## Data

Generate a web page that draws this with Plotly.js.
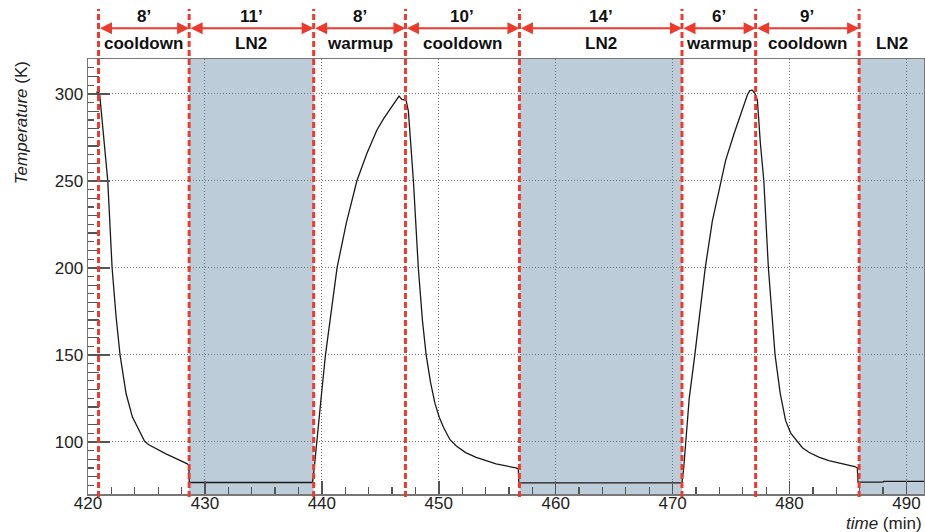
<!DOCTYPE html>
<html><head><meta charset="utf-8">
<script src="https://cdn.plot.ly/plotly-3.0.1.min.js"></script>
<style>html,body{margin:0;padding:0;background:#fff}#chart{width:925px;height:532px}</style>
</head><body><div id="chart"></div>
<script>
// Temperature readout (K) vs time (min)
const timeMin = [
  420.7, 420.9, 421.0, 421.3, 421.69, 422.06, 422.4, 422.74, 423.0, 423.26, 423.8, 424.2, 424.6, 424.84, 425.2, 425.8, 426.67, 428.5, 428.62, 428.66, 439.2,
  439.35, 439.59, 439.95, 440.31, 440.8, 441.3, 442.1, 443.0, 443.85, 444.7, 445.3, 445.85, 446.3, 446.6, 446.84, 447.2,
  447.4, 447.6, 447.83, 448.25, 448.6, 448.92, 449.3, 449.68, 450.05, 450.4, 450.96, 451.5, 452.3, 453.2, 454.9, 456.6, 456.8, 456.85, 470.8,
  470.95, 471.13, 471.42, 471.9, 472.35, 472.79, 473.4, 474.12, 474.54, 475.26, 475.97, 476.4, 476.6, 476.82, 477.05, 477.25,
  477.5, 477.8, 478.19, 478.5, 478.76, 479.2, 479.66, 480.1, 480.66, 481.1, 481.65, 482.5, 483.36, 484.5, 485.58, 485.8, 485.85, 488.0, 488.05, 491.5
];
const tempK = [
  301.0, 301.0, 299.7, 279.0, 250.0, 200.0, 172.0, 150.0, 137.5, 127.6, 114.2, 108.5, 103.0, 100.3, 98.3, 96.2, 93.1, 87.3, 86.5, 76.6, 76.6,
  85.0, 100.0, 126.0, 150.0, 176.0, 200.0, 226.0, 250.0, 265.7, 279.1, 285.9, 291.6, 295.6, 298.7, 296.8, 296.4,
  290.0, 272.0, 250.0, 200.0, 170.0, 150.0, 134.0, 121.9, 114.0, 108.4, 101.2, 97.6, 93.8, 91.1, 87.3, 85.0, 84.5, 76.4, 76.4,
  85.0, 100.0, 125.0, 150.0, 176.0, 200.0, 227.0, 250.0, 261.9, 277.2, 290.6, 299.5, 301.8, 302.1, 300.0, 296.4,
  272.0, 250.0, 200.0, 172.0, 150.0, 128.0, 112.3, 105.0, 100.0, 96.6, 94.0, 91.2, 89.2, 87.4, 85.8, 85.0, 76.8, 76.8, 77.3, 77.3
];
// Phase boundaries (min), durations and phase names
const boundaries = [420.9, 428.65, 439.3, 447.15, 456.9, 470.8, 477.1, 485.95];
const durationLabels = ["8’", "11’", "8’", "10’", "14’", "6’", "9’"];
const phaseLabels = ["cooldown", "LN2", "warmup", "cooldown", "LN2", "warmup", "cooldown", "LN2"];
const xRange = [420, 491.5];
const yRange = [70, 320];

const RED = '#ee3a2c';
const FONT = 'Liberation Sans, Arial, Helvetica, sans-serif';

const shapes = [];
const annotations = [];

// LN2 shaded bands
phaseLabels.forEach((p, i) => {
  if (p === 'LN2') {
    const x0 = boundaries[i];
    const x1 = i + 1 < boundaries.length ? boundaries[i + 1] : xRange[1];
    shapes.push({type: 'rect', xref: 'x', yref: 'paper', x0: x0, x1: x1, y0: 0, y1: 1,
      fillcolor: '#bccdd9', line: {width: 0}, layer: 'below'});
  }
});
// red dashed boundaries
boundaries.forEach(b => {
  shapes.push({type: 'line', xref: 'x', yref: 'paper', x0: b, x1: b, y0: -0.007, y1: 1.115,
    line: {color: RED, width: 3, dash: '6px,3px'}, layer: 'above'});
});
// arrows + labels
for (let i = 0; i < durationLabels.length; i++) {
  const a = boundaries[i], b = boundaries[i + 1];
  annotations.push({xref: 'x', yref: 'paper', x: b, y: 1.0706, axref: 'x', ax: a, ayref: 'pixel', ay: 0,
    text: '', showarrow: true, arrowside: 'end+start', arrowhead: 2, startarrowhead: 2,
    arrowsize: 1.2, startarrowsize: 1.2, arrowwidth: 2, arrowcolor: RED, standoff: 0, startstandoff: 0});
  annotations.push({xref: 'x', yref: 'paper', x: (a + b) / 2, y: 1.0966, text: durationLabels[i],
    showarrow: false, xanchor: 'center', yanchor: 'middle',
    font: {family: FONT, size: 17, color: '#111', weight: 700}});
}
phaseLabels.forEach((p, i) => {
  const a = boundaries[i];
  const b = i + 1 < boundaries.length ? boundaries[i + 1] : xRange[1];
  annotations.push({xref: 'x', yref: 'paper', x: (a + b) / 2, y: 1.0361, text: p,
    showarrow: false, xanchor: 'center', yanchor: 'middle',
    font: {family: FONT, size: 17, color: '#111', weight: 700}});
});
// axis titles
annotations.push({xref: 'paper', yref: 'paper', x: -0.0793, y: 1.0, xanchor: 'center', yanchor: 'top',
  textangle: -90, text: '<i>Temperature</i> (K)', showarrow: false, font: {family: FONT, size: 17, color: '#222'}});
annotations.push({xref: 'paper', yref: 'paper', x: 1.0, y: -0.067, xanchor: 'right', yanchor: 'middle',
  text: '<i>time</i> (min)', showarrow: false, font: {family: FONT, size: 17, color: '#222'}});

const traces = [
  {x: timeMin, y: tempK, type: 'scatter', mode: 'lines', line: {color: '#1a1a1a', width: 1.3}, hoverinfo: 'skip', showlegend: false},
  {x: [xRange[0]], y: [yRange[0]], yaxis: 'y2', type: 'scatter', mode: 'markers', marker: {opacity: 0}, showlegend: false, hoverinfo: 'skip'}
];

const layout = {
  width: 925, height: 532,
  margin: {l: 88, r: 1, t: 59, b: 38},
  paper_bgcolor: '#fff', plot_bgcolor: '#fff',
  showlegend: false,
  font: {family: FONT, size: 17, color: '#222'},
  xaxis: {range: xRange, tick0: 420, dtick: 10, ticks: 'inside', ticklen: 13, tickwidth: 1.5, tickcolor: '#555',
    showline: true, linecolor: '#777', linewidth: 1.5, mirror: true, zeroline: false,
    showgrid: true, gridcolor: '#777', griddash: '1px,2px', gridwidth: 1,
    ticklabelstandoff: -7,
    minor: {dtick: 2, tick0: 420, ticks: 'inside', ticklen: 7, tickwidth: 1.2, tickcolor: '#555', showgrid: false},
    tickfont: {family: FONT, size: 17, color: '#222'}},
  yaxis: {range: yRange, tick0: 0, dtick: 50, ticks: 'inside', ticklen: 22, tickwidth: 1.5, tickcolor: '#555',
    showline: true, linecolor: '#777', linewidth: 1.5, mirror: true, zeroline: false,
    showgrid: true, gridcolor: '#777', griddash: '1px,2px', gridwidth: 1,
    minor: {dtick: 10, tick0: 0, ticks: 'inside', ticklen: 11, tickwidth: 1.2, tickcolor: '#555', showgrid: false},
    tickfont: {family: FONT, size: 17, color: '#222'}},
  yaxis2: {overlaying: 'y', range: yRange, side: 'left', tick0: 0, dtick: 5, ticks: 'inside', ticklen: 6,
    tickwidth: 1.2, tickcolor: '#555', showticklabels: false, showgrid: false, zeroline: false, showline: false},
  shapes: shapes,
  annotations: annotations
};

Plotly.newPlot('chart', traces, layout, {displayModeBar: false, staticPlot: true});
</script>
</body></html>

## Goal
Pictures are excluded; copy all other data exactly as shown.

## Solution below
Generate a web page that draws this with Plotly.js.
<!DOCTYPE html>
<html><head><meta charset="utf-8">
<script src="https://cdn.plot.ly/plotly-3.0.1.min.js"></script>
<style>html,body{margin:0;padding:0;background:#fff}#chart{width:925px;height:532px}</style>
</head><body><div id="chart"></div>
<script>
// Temperature readout (K) vs time (min)
const timeMin = [
  420.7, 420.9, 421.0, 421.3, 421.69, 422.06, 422.4, 422.74, 423.0, 423.26, 423.8, 424.2, 424.6, 424.84, 425.2, 425.8, 426.67, 428.5, 428.62, 428.66, 439.2,
  439.35, 439.59, 439.95, 440.31, 440.8, 441.3, 442.1, 443.0, 443.85, 444.7, 445.3, 445.85, 446.3, 446.6, 446.84, 447.2,
  447.4, 447.6, 447.83, 448.25, 448.6, 448.92, 449.3, 449.68, 450.05, 450.4, 450.96, 451.5, 452.3, 453.2, 454.9, 456.6, 456.8, 456.85, 470.8,
  470.95, 471.13, 471.42, 471.9, 472.35, 472.79, 473.4, 474.12, 474.54, 475.26, 475.97, 476.4, 476.6, 476.82, 477.05, 477.25,
  477.5, 477.8, 478.19, 478.5, 478.76, 479.2, 479.66, 480.1, 480.66, 481.1, 481.65, 482.5, 483.36, 484.5, 485.58, 485.8, 485.85, 488.0, 488.05, 491.5
];
const tempK = [
  301.0, 301.0, 299.7, 279.0, 250.0, 200.0, 172.0, 150.0, 137.5, 127.6, 114.2, 108.5, 103.0, 100.3, 98.3, 96.2, 93.1, 87.3, 86.5, 76.6, 76.6,
  85.0, 100.0, 126.0, 150.0, 176.0, 200.0, 226.0, 250.0, 265.7, 279.1, 285.9, 291.6, 295.6, 298.7, 296.8, 296.4,
  290.0, 272.0, 250.0, 200.0, 170.0, 150.0, 134.0, 121.9, 114.0, 108.4, 101.2, 97.6, 93.8, 91.1, 87.3, 85.0, 84.5, 76.4, 76.4,
  85.0, 100.0, 125.0, 150.0, 176.0, 200.0, 227.0, 250.0, 261.9, 277.2, 290.6, 299.5, 301.8, 302.1, 300.0, 296.4,
  272.0, 250.0, 200.0, 172.0, 150.0, 128.0, 112.3, 105.0, 100.0, 96.6, 94.0, 91.2, 89.2, 87.4, 85.8, 85.0, 76.8, 76.8, 77.3, 77.3
];
// Phase boundaries (min), durations and phase names
const boundaries = [420.9, 428.65, 439.3, 447.15, 456.9, 470.8, 477.1, 485.95];
const durationLabels = ["8’", "11’", "8’", "10’", "14’", "6’", "9’"];
const phaseLabels = ["cooldown", "LN2", "warmup", "cooldown", "LN2", "warmup", "cooldown", "LN2"];
const xRange = [420, 491.5];
const yRange = [70, 320];

const RED = '#ee3a2c';
const FONT = 'Liberation Sans, Arial, Helvetica, sans-serif';

const shapes = [];
const annotations = [];

// LN2 shaded bands
phaseLabels.forEach((p, i) => {
  if (p === 'LN2') {
    const x0 = boundaries[i];
    const x1 = i + 1 < boundaries.length ? boundaries[i + 1] : xRange[1];
    shapes.push({type: 'rect', xref: 'x', yref: 'paper', x0: x0, x1: x1, y0: 0, y1: 1,
      fillcolor: '#bccdd9', line: {width: 0}, layer: 'below'});
  }
});
// red dashed boundaries
boundaries.forEach(b => {
  shapes.push({type: 'line', xref: 'x', yref: 'paper', x0: b, x1: b, y0: -0.007, y1: 1.115,
    line: {color: RED, width: 3, dash: '6px,3px'}, layer: 'above'});
});
// arrows + labels
for (let i = 0; i < durationLabels.length; i++) {
  const a = boundaries[i], b = boundaries[i + 1];
  annotations.push({xref: 'x', yref: 'paper', x: b, y: 1.0706, axref: 'x', ax: a, ayref: 'pixel', ay: 0,
    text: '', showarrow: true, arrowside: 'end+start', arrowhead: 2, startarrowhead: 2,
    arrowsize: 1.2, startarrowsize: 1.2, arrowwidth: 2, arrowcolor: RED, standoff: 0, startstandoff: 0});
  annotations.push({xref: 'x', yref: 'paper', x: (a + b) / 2, y: 1.0966, text: durationLabels[i],
    showarrow: false, xanchor: 'center', yanchor: 'middle',
    font: {family: FONT, size: 17, color: '#111', weight: 700}});
}
phaseLabels.forEach((p, i) => {
  const a = boundaries[i];
  const b = i + 1 < boundaries.length ? boundaries[i + 1] : xRange[1];
  annotations.push({xref: 'x', yref: 'paper', x: (a + b) / 2, y: 1.0361, text: p,
    showarrow: false, xanchor: 'center', yanchor: 'middle',
    font: {family: FONT, size: 17, color: '#111', weight: 700}});
});
// axis titles
annotations.push({xref: 'paper', yref: 'paper', x: -0.0793, y: 1.0, xanchor: 'center', yanchor: 'top',
  textangle: -90, text: '<i>Temperature</i> (K)', showarrow: false, font: {family: FONT, size: 17, color: '#222'}});
annotations.push({xref: 'paper', yref: 'paper', x: 1.0, y: -0.067, xanchor: 'right', yanchor: 'middle',
  text: '<i>time</i> (min)', showarrow: false, font: {family: FONT, size: 17, color: '#222'}});

const traces = [
  {x: timeMin, y: tempK, type: 'scatter', mode: 'lines', line: {color: '#1a1a1a', width: 1.3}, hoverinfo: 'skip', showlegend: false},
  {x: [xRange[0]], y: [yRange[0]], yaxis: 'y2', type: 'scatter', mode: 'markers', marker: {opacity: 0}, showlegend: false, hoverinfo: 'skip'}
];

const layout = {
  width: 925, height: 532,
  margin: {l: 88, r: 1, t: 59, b: 38},
  paper_bgcolor: '#fff', plot_bgcolor: '#fff',
  showlegend: false,
  font: {family: FONT, size: 17, color: '#222'},
  xaxis: {range: xRange, tick0: 420, dtick: 10, ticks: 'inside', ticklen: 13, tickwidth: 1.5, tickcolor: '#555',
    showline: true, linecolor: '#777', linewidth: 1.5, mirror: true, zeroline: false,
    showgrid: true, gridcolor: '#777', griddash: '1px,2px', gridwidth: 1,
    ticklabelstandoff: -7,
    minor: {dtick: 2, tick0: 420, ticks: 'inside', ticklen: 7, tickwidth: 1.2, tickcolor: '#555', showgrid: false},
    tickfont: {family: FONT, size: 17, color: '#222'}},
  yaxis: {range: yRange, tick0: 0, dtick: 50, ticks: 'inside', ticklen: 22, tickwidth: 1.5, tickcolor: '#555',
    showline: true, linecolor: '#777', linewidth: 1.5, mirror: true, zeroline: false,
    showgrid: true, gridcolor: '#777', griddash: '1px,2px', gridwidth: 1,
    minor: {dtick: 10, tick0: 0, ticks: 'inside', ticklen: 11, tickwidth: 1.2, tickcolor: '#555', showgrid: false},
    tickfont: {family: FONT, size: 17, color: '#222'}},
  yaxis2: {overlaying: 'y', range: yRange, side: 'left', tick0: 0, dtick: 5, ticks: 'inside', ticklen: 6,
    tickwidth: 1.2, tickcolor: '#555', showticklabels: false, showgrid: false, zeroline: false, showline: false},
  shapes: shapes,
  annotations: annotations
};

Plotly.newPlot('chart', traces, layout, {displayModeBar: false, staticPlot: true});
</script>
</body></html>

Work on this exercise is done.